Common LIS pricing models in the market
Most labs evaluate one of four structures: fixed monthly subscription, per-report billing, hybrid plans, or custom enterprise pricing. Each has very different margin behavior at scale.
Before comparing prices, identify your growth pattern. The same model that looks affordable for a low-volume lab can become expensive when branch count or report throughput increases.
Where hidden cost usually appears
Hidden cost usually appears in onboarding, migration, analyzer integration, additional users, premium support, or usage overages. Ask for an all-inclusive commercial sheet before sign-off.
If commercial terms are unclear, assume total cost will drift upward over time. Pricing transparency is not a feature request; it is a risk-control requirement.
How to compare plans with a 12-month model
Build a single spreadsheet that includes recurring fees, one-time fees, expected growth, and seasonal volume spikes.
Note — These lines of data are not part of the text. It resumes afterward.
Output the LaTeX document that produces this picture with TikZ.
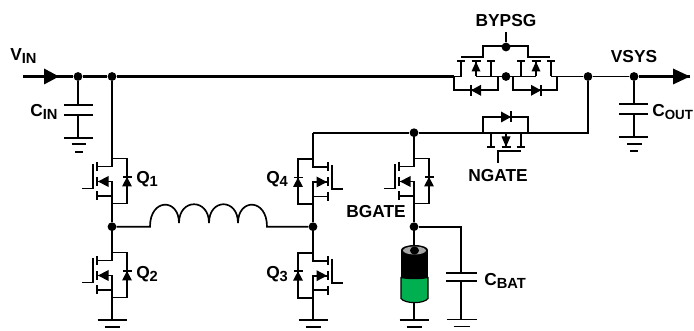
\documentclass[tikz,border=0pt]{standalone}
\usepackage{fontspec}
\setmainfont{Liberation Sans}
\definecolor{batgreen}{HTML}{00B050}
\newcommand{\lbl}[2]{{\fontsize{13}{15}\bfseries\selectfont #1\raisebox{-0.22em}{\fontsize{11}{13}\selectfont #2}}}
% FET: local origin on the stem at the junction with the body-diode loop
\newcommand{\myfet}[2]{%
 \begin{scope}[shift={#1},xscale=#2]
  \draw[wire] (0,0)--(0,8)--(15,8) (15,3.5)--(15,12.5) (15,18.5)--(15,27.5) (15,33)--(15,42)
    (15,37.5)--(0,37.5) (14,23)--(0,23)--(0,45) (0,0)--(-15,0)--(-15,45)--(0,45)
    (19,6)--(19,30)--(30,30) (-19.5,18.5)--(-10.5,18.5);
  \fill (14,23)--(3.5,17.5)--(3.5,28.5)--cycle;
  \fill (-15,18.5)--(-20,28)--(-10,28)--cycle;
 \end{scope}}
\newcommand{\mygnd}[4]{% x, y of top bar, half widths of bars
 \draw[wire] (#1-#3,#2)--(#1+#3,#2) (#1-#4,#2+7)--(#1+#4,#2+7);}
\newcommand{\mydiode}[3]{% x y dir
 \begin{scope}[shift={(#1,#2)},xscale=#3]
  \fill (5,0)--(-5,-5.5)--(-5,5.5)--cycle;
  \draw[wire] (5,-5.5)--(5,5.5);
 \end{scope}}
\begin{document}
\begin{tikzpicture}[x=0.75pt,y=-0.75pt,
  wire/.style={line width=1.25pt,black},
  rail/.style={line width=1.6pt,black},
  dot/.style={circle,fill=black,inner sep=0pt,minimum size=6.6pt},
  txt/.style={inner sep=0pt,font=\fontsize{13}{15}\bfseries\selectfont}]
\useasboundingbox (0,0) rectangle (694,331);
% junctions
\coordinate (vin) at (23,76.5);
\node[dot] (nin) at (78,76.5) {};
\node[dot] (nq1) at (112,76.5) {};
\coordinate (bl) at (454,76.5);
\node[dot] (bc) at (506,76.5) {};
\node[dot] (bg) at (506,47) {};
\coordinate (bgt) at (506,32);
\node[dot] (ns) at (588,76.5) {};
\node[dot] (ny) at (634,76.5) {};
\coordinate (vout) at (690,76.5);
\node[dot] (nsw1) at (112,226.7) {};
\node[dot] (nsw2) at (313,226.7) {};
\node[dot] (nb) at (414,132.7) {};
\node[dot] (nbat) at (414,226.7) {};
\coordinate (ntop) at (313,132.7);
\coordinate (nr) at (528,132.7);
\coordinate (nl) at (483,132.7);
% rails
\draw[rail] (vin)--(nin)--(nq1)--(bl);
\draw[wire] (bl)--(461,76.5)--(461,61);
\draw[rail] (ntop)--(nb)--(nl);
\draw[wire] (nl)--(nr)--(588,132.7)--(ns);
\draw[wire] (551,76.5)--(ns)--(ny);
\draw[rail] (ny)--(vout);
\fill (690,76.5)--(673,68.5)--(673,84.5)--cycle;
\fill (59,76.5)--(44,68.5)--(44,84.5)--cycle;
% Bypass FETs
\draw[wire] (bgt)--(bg);
\draw[wire] (461,56.7)--(483,56.7)--(483,46)--(528,46)--(528,56.7)--(550,56.7);
\draw[wire] (457,61)--(465,61) (471.5,61)--(480.5,61) (487,61)--(495,61)
   (517,61)--(525,61) (531.5,61)--(540.5,61) (547,61)--(555,61);
\draw[wire] (491,61)--(491,76.5) (476,61)--(476,76.5) (521,61)--(521,76.5) (536,61)--(536,76.5) (551,61)--(551,76.5)
   (476,76.5)--(536,76.5) (551,76.5)--(564,76.5);
\fill (476,61.5)--(471.5,71.5)--(480.5,71.5)--cycle;
\fill (536,61.5)--(531.5,71.5)--(540.5,71.5)--cycle;
\draw[wire] (454,76.5)--(454,90.3)--(498,90.3)--(498,76.5);
\draw[wire] (513,76.5)--(513,90.3)--(557,90.3)--(557,76.5);
\mydiode{476}{90.3}{-1}
\mydiode{536}{90.3}{1}
% NGATE FET
\draw[wire] (nl)--(483,117)--(528,117)--(nr);
\mydiode{506}{117}{1}
\draw[wire] (491,132.7)--(491,147) (487,147)--(495,147) (521,132.7)--(521,147) (516.5,147)--(525,147)
  (506,132.7)--(506,147) (501.5,147)--(510.5,147);
\fill (506,147)--(501.5,136.5)--(510.5,136.5)--cycle;
\draw[wire] (498,163)--(498,151)--(521,151);
% Cin, Cout
\draw[wire] (nin)--(78,105) (64,105)--(93,105) (64,114.7)--(93,114.7) (78,114.7)--(78,137.7) (64,137.7)--(93,137.7)
  (71.5,144.3)--(86,144.3) (75,152)--(82.5,152);
\draw[wire] (ny)--(634,104) (619,104)--(648,104) (619,114)--(648,114) (634,114)--(634,137) (619,137)--(648,137)
  (627,144)--(642,144) (630,151)--(637.5,151);
% FETs
\draw[wire] (nq1)--(112,158);
\myfet{(112,158.5)}{-1}
\draw[wire] (112,203.5)--(nsw1)--(112,252.5);
\myfet{(112,252.5)}{-1}
\draw[wire] (112,297.5)--(112,320);
\mygnd{112}{320}{14.5}{7.5}
\draw[wire] (ntop)--(313,159);
\myfet{(313,159)}{1}
\draw[wire] (313,204)--(nsw2)--(313,252.7);
\myfet{(313,252.7)}{1}
\draw[wire] (313,297.7)--(313,320);
\mygnd{313}{320}{14.5}{7.5}
\draw[wire] (nb)--(414,158.5);
\myfet{(414,158.5)}{-1}
\draw[wire] (414,203.5)--(nbat)--(414,250);
% inductor
\draw[wire] (nsw1)--(150,226.7) .. controls (150,198) and (179,198) .. (179,223)
  .. controls (179,198) and (209,198) .. (209,223)
  .. controls (209,198) and (238,198) .. (238,223)
  .. controls (238,198) and (267,198) .. (267,226.7) -- (nsw2);
% battery
\fill[black] (401,250) -- (401,278) -- (428,278) -- (428,250) -- cycle;
\fill[black] (414.5,250) ellipse [x radius=13.5, y radius=5];
\draw[line width=0.9pt,black,fill=batgreen] (401,277.5)--(401,298.5) .. controls (405,304) and (424,304) .. (428,298.5)--(428,277.5) .. controls (420,279) and (409,279) .. (401,277.5)--cycle;
\fill[gray!70] (414.5,250.5) ellipse [x radius=11.5, y radius=4];
\fill[black] (414.5,250.5) ellipse [x radius=4.5, y radius=4];
\draw[wire] (414,303)--(414,320);
\mygnd{414}{320}{14.5}{7.5}
% Cbat
\draw[wire] (nbat)--(461,226.7)--(461,272.7) (446,272.7)--(477,272.7) (446,280.7)--(477,280.7) (461,280.7)--(461,319);
\mygnd{461.5}{319.5}{15}{8}
% labels
\node[txt,anchor=west] (lvin) at (10,56) {\lbl{V}{IN}};
\node[txt,anchor=west] (lcin) at (30,112) {\lbl{C}{IN}};
\node[txt] (lby) at (506,21) {BYPSG};
\node[txt] (lvs) at (634,57) {VSYS};
\node[txt,anchor=west] (lco) at (652,112) {{\fontsize{13}{15}\bfseries\selectfont C\raisebox{-0.22em}{\fontsize{10}{12}\selectfont OUT}}};
\node[txt] (lng) at (498,176) {NGATE};
\node[txt] (lbg) at (376,212) {BGATE};
\node[txt,anchor=west] (lq1) at (136,179) {\lbl{Q}{1}};
\node[txt,anchor=west] (lq2) at (136,274) {\lbl{Q}{2}};
\node[txt,anchor=west] (lq3) at (266,274) {\lbl{Q}{3}};
\node[txt,anchor=west] (lq4) at (266,179) {\lbl{Q}{4}};
\node[txt,anchor=west] (lcb) at (484,281) {\lbl{C}{BAT}};
\end{tikzpicture}
\end{document}
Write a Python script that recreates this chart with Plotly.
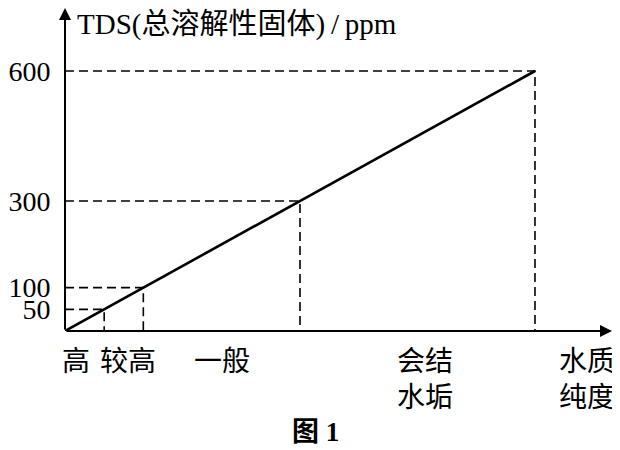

Compare final annual cost, not just monthly entry cost.
For per-report models, run sensitivity analysis at 25%, 50%, and 100% growth. For fixed plans, test if limits or add-ons create a hidden growth penalty.
Choose for predictability, not just discount
The best pricing model is one that remains stable as operations expand. Predictable cost enables better hiring, outreach planning, and expansion decisions.
A slightly higher but stable plan is often more profitable over 12-24 months than a low-entry model with variable overage risk.